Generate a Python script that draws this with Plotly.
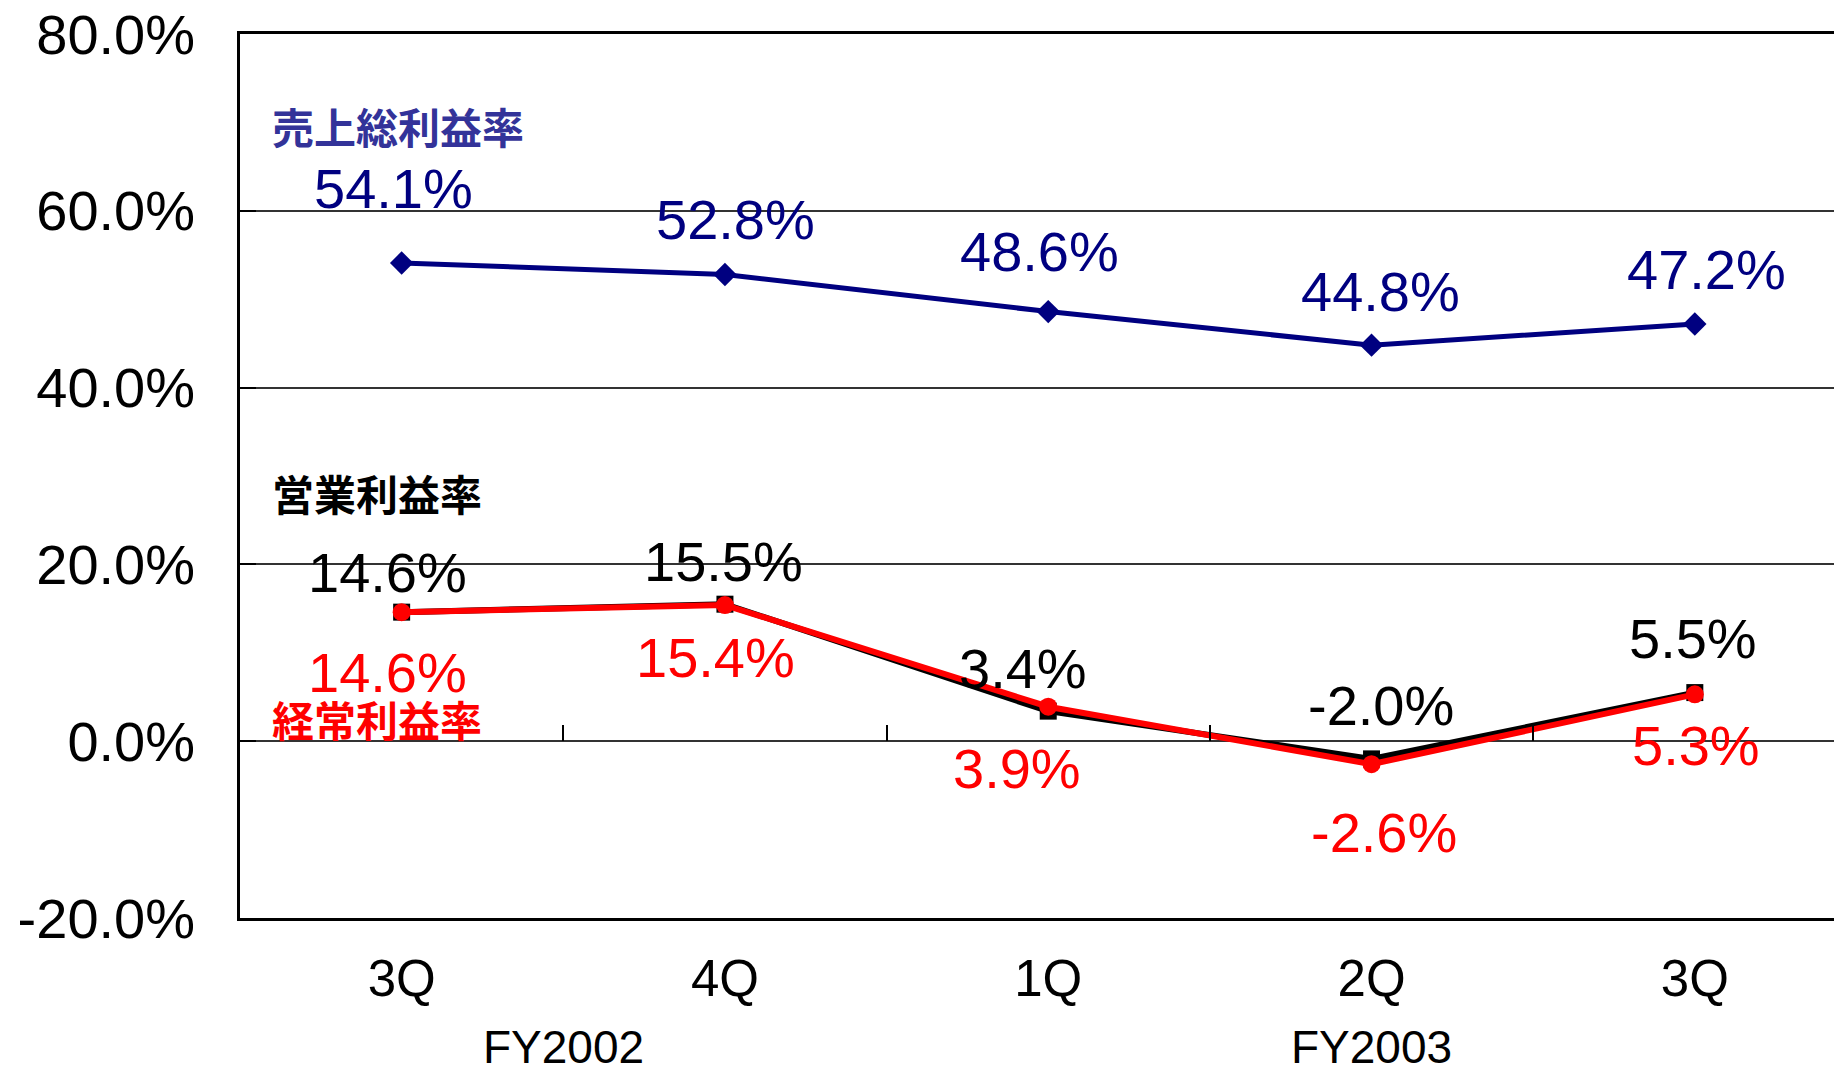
import plotly.graph_objects as go

quarters = ["3Q", "4Q", "1Q", "2Q", "3Q"]
fiscal_years = ["FY2002", "FY2003"]
gross_margin = [54.1, 52.8, 48.6, 44.8, 47.2]      # 売上総利益率
operating_margin = [14.6, 15.5, 3.4, -2.0, 5.5]    # 営業利益率
ordinary_margin = [14.6, 15.4, 3.9, -2.6, 5.3]     # 経常利益率
y_ticks = [-20, 0, 20, 40, 60, 80]
y_tick_labels = ["-20.0%", "0.0%", "20.0%", "40.0%", "60.0%", "80.0%"]

NAVY = "#000080"
RED = "#FF0000"
LATIN = "Liberation Sans, Arial, sans-serif"
CJK = "Noto Sans CJK JP, sans-serif"

xs = list(range(len(quarters)))

fig = go.Figure()
fig.add_trace(go.Scatter(x=xs, y=gross_margin, mode="lines+markers",
                         line=dict(color=NAVY, width=5),
                         marker=dict(symbol="diamond", size=18, color=NAVY),
                         showlegend=False, hoverinfo="skip"))
fig.add_trace(go.Scatter(x=xs, y=operating_margin, mode="lines+markers",
                         line=dict(color="black", width=6),
                         marker=dict(symbol="square", size=17, color="black"),
                         showlegend=False, hoverinfo="skip"))
fig.add_trace(go.Scatter(x=xs, y=ordinary_margin, mode="lines+markers",
                         line=dict(color=RED, width=6),
                         marker=dict(symbol="circle", size=18, color=RED),
                         showlegend=False, hoverinfo="skip"))
# carrier trace for the secondary axis that draws category separators at y=0
fig.add_trace(go.Scatter(x=xs, y=operating_margin, mode="none", xaxis="x2",
                         showlegend=False, hoverinfo="skip"))

# label offsets (pixels) – styling only
gross_off = [(-8, 74), (11, 55), (-9, 60), (9, 54), (12, 54)]
op_off = [(-14, 40), (-1, 43), (-25, 43), (9, 53), (-2, 54)]
ord_off = [(-14, -60), (-9, -52), (-31, -62), (12, -68), (1, -51)]

annotations = []
for series, offs, color in ((gross_margin, gross_off, NAVY),
                            (operating_margin, op_off, "black"),
                            (ordinary_margin, ord_off, RED)):
    for i, (v, (dx, dy)) in enumerate(zip(series, offs)):
        annotations.append(dict(x=i, y=v, xref="x", yref="y",
                                text=f"{v:.1f}%", showarrow=False,
                                xshift=dx, yshift=dy,
                                font=dict(family=LATIN, size=56, color=color)))

for text, yv, color in (("売上総利益率", 69.7, "#333399"),
                        ("営業利益率", 28.1, "black"),
                        ("経常利益率", 2.6, RED)):
    annotations.append(dict(x=0, y=yv, xref="paper", yref="y", xshift=30,
                            xanchor="left", yanchor="middle", text=f"<b>{text}</b>",
                            showarrow=False,
                            font=dict(family=CJK, size=42, color=color)))

# fiscal-year group labels
annotations.append(dict(x=0.5, y=-0.146, xref="x", yref="paper", text=fiscal_years[0],
                        showarrow=False, yanchor="middle",
                        font=dict(family=LATIN, size=46, color="black")))
annotations.append(dict(x=3, y=-0.146, xref="x", yref="paper", text=fiscal_years[1],
                        showarrow=False, yanchor="middle",
                        font=dict(family=LATIN, size=46, color="black")))

xr = [-0.5, 4.48]
fig.update_layout(
    width=1842, height=1069,
    margin=dict(l=232, r=0, t=26, b=159, autoexpand=False),
    paper_bgcolor="white", plot_bgcolor="white",
    annotations=annotations,
    xaxis=dict(range=xr, tickvals=xs, ticktext=quarters, showgrid=False,
               zeroline=False, showline=True, linecolor="black", linewidth=3,
               mirror=True, ticks="", ticklabelstandoff=14, automargin=False,
               ticklabeloverflow="allow",
               tickfont=dict(family=LATIN, size=51, color="black")),
    xaxis2=dict(range=xr, overlaying="x", anchor="free", position=0.2, side="bottom",
                tickvals=[0.5, 1.5, 2.5, 3.5], ticks="inside", ticklen=16,
                tickwidth=1.5, tickcolor="black", showticklabels=False,
                showgrid=False, zeroline=False, showline=False, automargin=False),
    yaxis=dict(range=[-20, 80], tickvals=y_ticks, ticktext=y_tick_labels,
               showgrid=True, gridcolor="#333333", gridwidth=1.5,
               zeroline=True, zerolinecolor="#333333", zerolinewidth=1.5,
               showline=True, linecolor="black", linewidth=2.5,
               ticks="inside", ticklen=16, tickwidth=2, tickcolor="black",
               ticklabelstandoff=31, automargin=False,
               ticklabeloverflow="allow",
               tickfont=dict(family=LATIN, size=56, color="black")),
)

fig.write_html("out.html")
━━━━━━━━━━━━━━━━
Task goal
Your task is an exact transcription of all the data, minus the pictures.

Result of this exercise
Generate a Python script that draws this with Plotly.
import plotly.graph_objects as go

quarters = ["3Q", "4Q", "1Q", "2Q", "3Q"]
fiscal_years = ["FY2002", "FY2003"]
gross_margin = [54.1, 52.8, 48.6, 44.8, 47.2]      # 売上総利益率
operating_margin = [14.6, 15.5, 3.4, -2.0, 5.5]    # 営業利益率
ordinary_margin = [14.6, 15.4, 3.9, -2.6, 5.3]     # 経常利益率
y_ticks = [-20, 0, 20, 40, 60, 80]
y_tick_labels = ["-20.0%", "0.0%", "20.0%", "40.0%", "60.0%", "80.0%"]

NAVY = "#000080"
RED = "#FF0000"
LATIN = "Liberation Sans, Arial, sans-serif"
CJK = "Noto Sans CJK JP, sans-serif"

xs = list(range(len(quarters)))

fig = go.Figure()
fig.add_trace(go.Scatter(x=xs, y=gross_margin, mode="lines+markers",
                         line=dict(color=NAVY, width=5),
                         marker=dict(symbol="diamond", size=18, color=NAVY),
                         showlegend=False, hoverinfo="skip"))
fig.add_trace(go.Scatter(x=xs, y=operating_margin, mode="lines+markers",
                         line=dict(color="black", width=6),
                         marker=dict(symbol="square", size=17, color="black"),
                         showlegend=False, hoverinfo="skip"))
fig.add_trace(go.Scatter(x=xs, y=ordinary_margin, mode="lines+markers",
                         line=dict(color=RED, width=6),
                         marker=dict(symbol="circle", size=18, color=RED),
                         showlegend=False, hoverinfo="skip"))
# carrier trace for the secondary axis that draws category separators at y=0
fig.add_trace(go.Scatter(x=xs, y=operating_margin, mode="none", xaxis="x2",
                         showlegend=False, hoverinfo="skip"))

# label offsets (pixels) – styling only
gross_off = [(-8, 74), (11, 55), (-9, 60), (9, 54), (12, 54)]
op_off = [(-14, 40), (-1, 43), (-25, 43), (9, 53), (-2, 54)]
ord_off = [(-14, -60), (-9, -52), (-31, -62), (12, -68), (1, -51)]

annotations = []
for series, offs, color in ((gross_margin, gross_off, NAVY),
                            (operating_margin, op_off, "black"),
                            (ordinary_margin, ord_off, RED)):
    for i, (v, (dx, dy)) in enumerate(zip(series, offs)):
        annotations.append(dict(x=i, y=v, xref="x", yref="y",
                                text=f"{v:.1f}%", showarrow=False,
                                xshift=dx, yshift=dy,
                                font=dict(family=LATIN, size=56, color=color)))

for text, yv, color in (("売上総利益率", 69.7, "#333399"),
                        ("営業利益率", 28.1, "black"),
                        ("経常利益率", 2.6, RED)):
    annotations.append(dict(x=0, y=yv, xref="paper", yref="y", xshift=30,
                            xanchor="left", yanchor="middle", text=f"<b>{text}</b>",
                            showarrow=False,
                            font=dict(family=CJK, size=42, color=color)))

# fiscal-year group labels
annotations.append(dict(x=0.5, y=-0.146, xref="x", yref="paper", text=fiscal_years[0],
                        showarrow=False, yanchor="middle",
                        font=dict(family=LATIN, size=46, color="black")))
annotations.append(dict(x=3, y=-0.146, xref="x", yref="paper", text=fiscal_years[1],
                        showarrow=False, yanchor="middle",
                        font=dict(family=LATIN, size=46, color="black")))

xr = [-0.5, 4.48]
fig.update_layout(
    width=1842, height=1069,
    margin=dict(l=232, r=0, t=26, b=159, autoexpand=False),
    paper_bgcolor="white", plot_bgcolor="white",
    annotations=annotations,
    xaxis=dict(range=xr, tickvals=xs, ticktext=quarters, showgrid=False,
               zeroline=False, showline=True, linecolor="black", linewidth=3,
               mirror=True, ticks="", ticklabelstandoff=14, automargin=False,
               ticklabeloverflow="allow",
               tickfont=dict(family=LATIN, size=51, color="black")),
    xaxis2=dict(range=xr, overlaying="x", anchor="free", position=0.2, side="bottom",
                tickvals=[0.5, 1.5, 2.5, 3.5], ticks="inside", ticklen=16,
                tickwidth=1.5, tickcolor="black", showticklabels=False,
                showgrid=False, zeroline=False, showline=False, automargin=False),
    yaxis=dict(range=[-20, 80], tickvals=y_ticks, ticktext=y_tick_labels,
               showgrid=True, gridcolor="#333333", gridwidth=1.5,
               zeroline=True, zerolinecolor="#333333", zerolinewidth=1.5,
               showline=True, linecolor="black", linewidth=2.5,
               ticks="inside", ticklen=16, tickwidth=2, tickcolor="black",
               ticklabelstandoff=31, automargin=False,
               ticklabeloverflow="allow",
               tickfont=dict(family=LATIN, size=56, color="black")),
)

fig.write_html("out.html")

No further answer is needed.